Na escala das criaturas, só o homem pode inspirar um nojo constante. A repugnância que provoca um animal é passageira; não amadurece no pensamento, enquanto que nossos semelhantes inquietam nossas reflexões, infiltram-se no mecanismo de nosso desapego do mundo para nos confirmar em nosso sistema de recusa e de não adesão. Depois de cada conversa, cujo refinamento indica por si só o nível de uma civilização, por que é impossível não sentir saudades do Saara e não invejar as plantas ou os monólogos infinitos da zoologia?
Se com cada palavra obtemos uma vitória sobre o nada, é apenas para melhor sofrer seu domínio. Morremos em proporção às palavras que lançamos em torno de nós… Os que falam não têm segredos. E todos nós falamos; nos traímos, exibimos nosso coração; carrasco do indizível, cada um esforça-se por destruir todos os mistérios, começando pelos seus. E se encontramos os outros, é para aviltar-nos juntos em uma fuga para o vazio, seja no intercâmbio de ideias, nas confissões ou nas intrigas. A curiosidade não só provocou a primeira queda, como as inumeráveis quedas de todos os dias. A vida não é senão esta impaciência de decair, de prostituir as solidões virginais da alma pelo diálogo, negação imemorial e quotidiana do Paraíso.
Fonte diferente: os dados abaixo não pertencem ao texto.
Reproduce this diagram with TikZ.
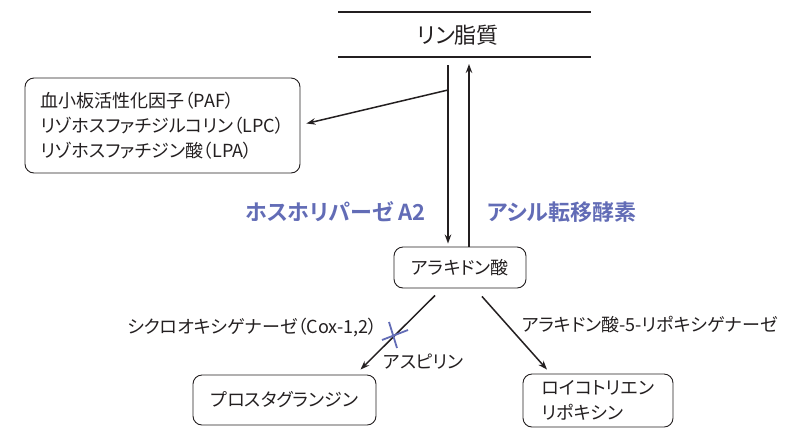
\documentclass[tikz,border=0pt]{standalone}
\usepackage{fontspec}
\setmainfont{Noto Sans CJK JP}[RawFeature=+palt,BoldFont={Noto Sans CJK JP Bold}]
\usetikzlibrary{arrows.meta}
\definecolor{enz}{RGB}{98,108,182}
\definecolor{ink}{RGB}{35,31,32}
\tikzset{
  box/.style={draw=ink, line width=0.9bp, rounded corners=9bp, align=left, inner sep=0pt, text=ink, font=\fontsize{18bp}{25bp}\selectfont},
  arr/.style={draw=ink, line width=1.5bp, -{Stealth[length=9bp,width=6.5bp]}},
  lbl/.style={inner sep=0pt, text=ink, anchor=west, font=\fontsize{18bp}{25bp}\selectfont},
  enzlbl/.style={inner sep=0pt, text=enz, anchor=west, font=\fontsize{22bp}{26bp}\selectfont\bfseries},
  rule/.style={draw=ink, line width=1.8bp},
  cross/.style={draw=enz, line width=1.8bp}
}
\begin{document}
\begin{tikzpicture}[x=1bp,y=-1bp]
\useasboundingbox (0,0) rectangle (805,429);
% phospholipid
\coordinate (l1a) at (338,12); \coordinate (l1b) at (591,12);
\coordinate (l2a) at (338,57); \coordinate (l2b) at (591,57);
\draw[rule] (l1a) -- (l1b);
\draw[rule] (l2a) -- (l2b);
\node[inner sep=0pt, text=ink, font=\fontsize{22bp}{26bp}\selectfont] (lip) at (458,35) {リン脂質};
% boxes
\node[box, minimum width=275bp, minimum height=95bp] (plt) at (162.5,125.5) {血小板活性化因子（PAF）\\リゾホスファチジルコリン（LPC）\\リゾホスファチジン酸（LPA）};
\node[box, minimum width=132bp, minimum height=41bp, align=center] (ara) at (460,267.5) {アラキドン酸};
\node[box, minimum width=183bp, minimum height=50bp, align=center] (pg) at (284.5,400) {プロスタグランジン};
\node[box, minimum width=150bp, minimum height=53bp] (lt) at (598,400.5) {ロイコトリエン\\リポキシン};
% vertical arrows
\coordinate (dtop) at (448,65);
\coordinate (utop) at (469,64);
\coordinate (br) at (448,90);
\draw[arr] (dtop) -- ([yshift=3bp]dtop |- ara.north);
\draw[arr] (utop |- ara.north) -- (utop);
\draw[arr] (br) -- ([xshift=6bp,yshift=2bp]plt.east);
% lower arrows
\draw[arr] ([xshift=-25bp,yshift=-7bp]ara.south) -- ([xshift=76bp,yshift=5bp]pg.north);
\draw[arr] ([xshift=22bp,yshift=-8bp]ara.south) -- ([xshift=-51bp,yshift=4bp]lt.north);
% aspirin cross
\coordinate (c1) at (382,340); \coordinate (c2) at (408,330);
\coordinate (c3) at (389,322); \coordinate (c4) at (397,348);
\draw[cross] (c1) -- (c2);
\draw[cross] (c3) -- (c4);
% labels
\node[enzlbl] (pla) at (245,212) {ホスホリパーゼ A2};
\node[enzlbl] (act) at (487,212) {アシル転移酵素};
\node[lbl] (cox) at (127,327) {シクロオキシゲナーゼ（Cox-1,2）};
\node[lbl] (asp) at (383,362) {アスピリン};
\node[lbl] (lox) at (522,325) {アラキドン酸-5-リポキシゲナーゼ};
\end{tikzpicture}
\end{document}
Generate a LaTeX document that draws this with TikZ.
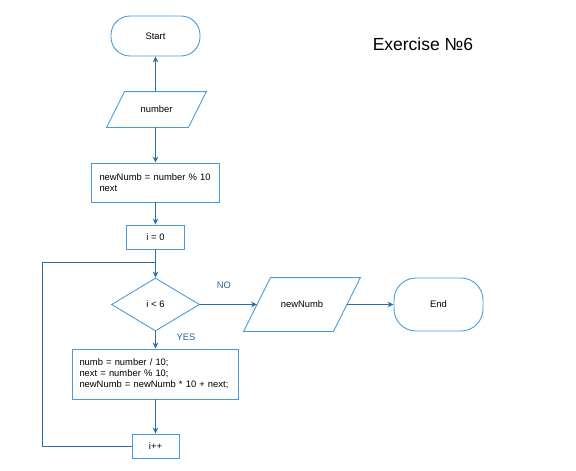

O homem só deveria escutar a si mesmo no êxtase sem fim do Verbo intransmissível, forjar palavras para seus próprios silêncios e acordes audíveis apenas a seus remorsos. Mas ele é o tagarela do universo; fala em nome dos outros; seu eu ama o plural. E o que fala em nome dos outros é sempre um impostor. Políticos, reformadores e todos os que reivindicam um pretexto coletivo são trapaceiros. Só a mentira do artista não é total, pois só inventa a si mesmo. Fora do abandono ao incomunicável, da suspensão no meio de nossos arrebatamentos inconsolados e mudos, a vida é apenas um estrondo sobre uma extensão sem coordenadas, e o universo uma geometria que sofre de epilepsia.
(O plural implícito de “se” [on] e o plural confessado do “nós” [nous] constituem o refúgio confortável da existência falsa. Só o poeta assume a responsabilidade do “eu”, só ele fala em seu próprio nome, só ele tem o direito de fazê-lo. A poesia se degrada quando torna-se permeável à profecia ou à doutrina: a “missão” sufoca o canto. a ideia entrava o voo. O lado “generoso” de Shelley torna caduca a maior parte de sua obra: Shakespeare, felizmente, nunca “serviu” para nada.
O triunfo da não autenticidade tem seu acabamento na atividade filosófica, esta complacência no “se”, e na atividade profética [religiosa, moral ou política], esta apoteose do “nós”. A definição é a mentira do espírito abstrato; a fórmula inspirada, a mentira do espírito militante: uma definição encontra-se sempre na origem de um templo; uma fórmula reúne inelutavelmente os fiéis. Assim começam todos os ensinamentos.
Como não se voltar então para a poesia? Ela tem – como a vida – a desculpa de não provar nada.)


CIORAN, E.M., Breviário de decomposição. Trad. de José Thomaz Brum. Rio de Janeiro: Rocco, 1989.